Fun blog! These are pretty cool ; ) I have a few from along time ago. Good luck with your collection!
Yea that's neat. I still have a old small cigar box with all the elongated coins from when I was a kid. Nice memories brought back with this blog. Later!
God bless Harry and Joanne Peters. What a great set to make. Awesome elongated coin. 1893 Isabella quarter elongated? What made you think of doing a set? I think its a great idea. Always loved elongated coins. Have a few from my childhood. Thanks for sharing. Love this type of story.

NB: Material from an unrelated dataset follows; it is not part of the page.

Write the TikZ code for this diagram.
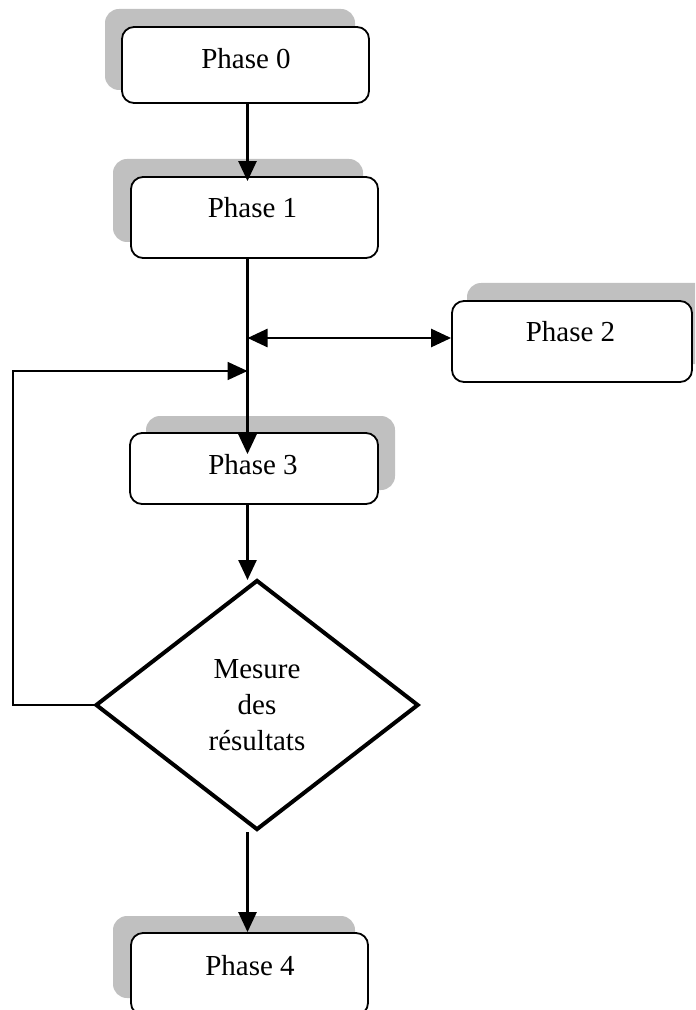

What made me think of doing an elongated type set? I started collecting Lincoln cents 60 years ago before moving on to a type set, over dates, and world coins. My interests eventually led to tokens and medals. The other collections were sold when I started a family and could no longer afford to pursue them at the level I desired. As my token and medal interests became more refined, I acquired a Columbian Exposition official medal struck on a large cent. Research the history of that medal made me recall my earlier foray into type set collecting. I noted that a large number of different coins were rolled at the exposition (it was a new and novel idea in 1893) and that began my new type coin collection theme.